EMBATTLED former finance minister Ignatius Chombo, has taken his freedom battle to Constitutional  Court two years after his arrest and placement on remand arguing the State has no authority to prosecute him.

Chombo who has several criminal charges following him, on Thursday sought permanent stay of proceedings against him arguing his rights were violated when he was arrested between November 15 and 23 2017 when he was abducted by suspected State agents.

Through his lawyer, Lovemore Madhuku, the former Zanu PF secretary for administration filed the application saying proceeding to trial would undermine the administration of justice.

“The victim is entitled to a remedy because where there is violation of rights there should be a remedy and the State should be liable to the damages,” said Madhuku.

“The authorities, the High Court relied on were not binding and that’s a serious misdirection. Here now we seek a remedy for permanent stay because there is no sufficient connection between the torture he endured and the charges he is now facing,” said Madhuku.

He added: “These were members of the army who terrorised the applicant and it was a military operation. The applicant has a right not to be subjected to torture .

“The rights of citizens should be protected. We cannot say there will never be repetition of what happened in November 2017 but if it happens again citizens should be protected. The court should send a clear message that Zimbabwe does not tolerate such behaviour.”

The case was heard by Justices Ben Hlatswayo, Chinembiri Bhunu and Tendai Uchena.

In response, Edmore Makoto who was representing the National Prosecuting Authority (NPA) and Prosecutor General (PG) Kumbirai Hodzi opposed the application saying the State was not even aware who abducted Chombo.

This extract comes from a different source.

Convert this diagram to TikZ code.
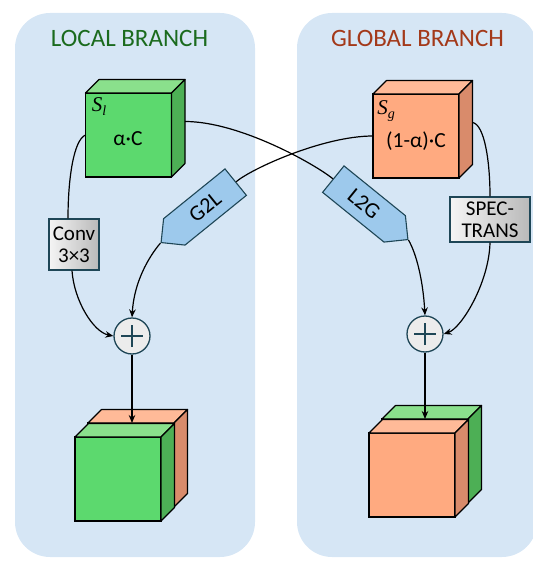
\documentclass[tikz,border=0pt]{standalone}
\usepackage{fontspec}
\setmainfont{Carlito}
\newfontfamily\lblfont{Liberation Serif}
\usetikzlibrary{shapes.symbols,arrows.meta,calc}
\definecolor{panel}{HTML}{D6E6F5}
\definecolor{gfront}{HTML}{5CD96E}
\definecolor{gtop}{HTML}{8AE08C}
\definecolor{gside}{HTML}{4DAF55}
\definecolor{ofront}{HTML}{FFAA80}
\definecolor{otop}{HTML}{FFBA98}
\definecolor{oside}{HTML}{D98B6B}
\definecolor{edgeteal}{HTML}{1E4656}
\definecolor{sigfill}{HTML}{9DC9EC}
\definecolor{lgreen}{HTML}{1B6B1E}
\definecolor{gbrown}{HTML}{A3391A}
\newcommand\mycube[5]{%
  \node[face, fill=#3] (#1) at (#2) {};
  \draw[cubeline, fill=#4] (#1.north west) -- ($(#1.north west)+(13.5,-13.5)$) -- ($(#1.north east)+(13.5,-13.5)$) -- (#1.north east) -- cycle;
  \draw[cubeline, fill=#5] (#1.north east) -- ($(#1.north east)+(13.5,-13.5)$) -- ($(#1.south east)+(13.5,-13.5)$) -- (#1.south east) -- cycle;
}
\newcommand\sublbl[2]{{\lblfont\itshape #1\raisebox{-4pt}{\fontsize{14}{14}\selectfont #2}}}
\begin{document}
\begin{tikzpicture}[x=1pt,y=-1pt,
  face/.style={draw=black, line width=1.2pt, minimum width=86pt, minimum height=84pt, inner sep=0pt, outer sep=0pt},
  cubeline/.style={draw=black, line width=1.2pt, line join=round},
  title/.style={font=\fontsize{25}{28}\selectfont},
  celltext/.style={font=\fontsize{21.5}{23}\selectfont, inner sep=0pt},
  mathlbl/.style={font=\fontsize{21}{22}\selectfont, inner sep=0pt},
  procbox/.style={draw=edgeteal, line width=1.3pt, left color=gray!8, right color=gray!55, align=center, inner sep=0pt, font=\fontsize{21}{22}\selectfont},
  sig/.style={signal, signal pointer angle=90, draw=edgeteal, line width=1.1pt, fill=sigfill, minimum width=96pt, minimum height=34pt, inner sep=0pt, font=\fontsize{22}{24}\selectfont},
  plus/.style={circle, draw=edgeteal, line width=1.3pt, fill=gray!15, minimum size=36pt, inner sep=0pt,
    path picture={\draw[line width=2.4pt] ([xshift=-11pt]path picture bounding box.center) -- ([xshift=11pt]path picture bounding box.center);
                  \draw[line width=2.4pt] ([yshift=-11pt]path picture bounding box.center) -- ([yshift=11pt]path picture bounding box.center);}},
  conn/.style={line width=1.2pt, draw=black},
  arr/.style={conn, -{Stealth[length=8pt,width=6.5pt]}}
]
\useasboundingbox (0,0) rectangle (532,561);
% panels
\fill[panel, rounded corners=35pt] (15,13) rectangle (255,557);
\fill[panel, rounded corners=35pt] (297,13) rectangle (537,557);
\node[title, text=lgreen] (ltitle) at (129.5,38) {LOCAL BRANCH};
\node[title, text=gbrown] (gtitle) at (417.5,38) {GLOBAL BRANCH};
% top cubes
\mycube{sl}{128.5,135}{gfront}{gtop}{gside}
\mycube{sg}{416,136}{ofront}{otop}{oside}
\node[mathlbl] (sllbl) at (99,107) {\sublbl{S}{l}};
\node[mathlbl] (sglbl) at (386,111) {\sublbl{S}{g}};
\node[celltext] (sltxt) at (128,139) {α·C};
\node[celltext] (sgtxt) at (416,141) {(1-α)·C};
% bottom cubes
\mycube{lob}{131,465}{ofront}{otop}{oside}
\mycube{lgf}{118,479}{gfront}{gtop}{gside}
\mycube{rgb}{425,461}{gfront}{gtop}{gside}
\mycube{rof}{412,475}{ofront}{otop}{oside}
% operators
\node[procbox, minimum width=50pt, minimum height=51pt] (conv) at (74,244.5) {Conv\\3×3};
\node[procbox, minimum width=80pt, minimum height=45pt] (spec) at (490,219.5) {SPEC-\\TRANS};
\node[sig, signal to=west, rotate=39] (g2l) at (205,207) {G2L};
\node[sig, signal to=east, rotate=-39] (l2g) at (364,204) {L2G};
\node[plus] (p1) at (132,336) {};
\node[plus] (p2) at (425,334) {};
% connectors
\draw[conn] (sl.west) .. controls +(-12,5) and +(0,-39) .. ([xshift=-6pt]conv.north);
\draw[arr] ([xshift=-2pt]conv.south) .. controls +(2,30) and +(-20,-4) .. (p1.west);
\draw[conn] ($(sl.east)+(13.5,-13.5)$) .. controls +(55,0) and +(-17,-14) .. (l2g.west);
\draw[arr] (l2g.east) .. controls +(8,14) and +(-2,-35) .. (p2.north);
\draw[conn] (sg.west) .. controls +(-50,0) and +(15,-13) .. (g2l.east);
\draw[arr] (g2l.west) .. controls +(-12,14) and +(2,-35) .. (p1.north);
\draw[conn] ($(sg.east)+(13.5,-13.5)$) .. controls +(12,2) and +(0,-35) .. (spec.north);
\draw[arr] (spec.south) .. controls +(-1,40) and +(18,-6) .. (p2.east);
\draw[arr] (p1.south) -- (p1.south |- lob.north);
\draw[arr] (p2.south) -- (p2.south |- rgb.north);
\end{tikzpicture}
\end{document}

“The respondents are not aware of who exactly violated the rights of the appellant,” Makoto said.

“The court aquo cannot be faulted for dismissing the application. If there were violations as alluded, his remedies lie elsewhere other than in the permanent stay of prosecution in casu.”

The ruling on the matter was reserved indefinitely.

On his initial court appearance Chombo told court of his harrowing experiences at the hands of suspected State security during a period in which he was placed in solitary confinement, glued to one seat while he was blindfolded for a good seven days.

He said he could not see the faces of his abductors who were dressed in camouflage.

Chombo was arrested as soon as his suspected abductors dropped him at his Golden Stairs home in Harare before he was placed on remand for the cases he is now answering to.

He was brought to court in leg irons as well as handcuffs.

High Court Judge, Justice Edith Mushore said the matter was peculiar in that the State was denying involvement and knowledge of who had taken Chombo hostage when she granted him bail.

Mushore ruled it was clear the State was accountable as it was not in dispute that his abductors were dressed in camouflage.

Chombo was the first then serving Minister to be arrested during a military operation code named Operation Restore Legacy that brought to an abrupt end then President Robert Mugabe’s rule in 2017.

He is also being accused of wearing Zanu PF party regalia without authority.

Chombo also stands trial for contravening sections of the Prevention of Corruption Act.

In this case he is accused of prejudicing Eddie Pfugari Properties of more than $200 million in a botched land deal.

He is also accused of defrauding businessman, Chargan Vithal Rama, of $500 000 in company share ownership transfer deal.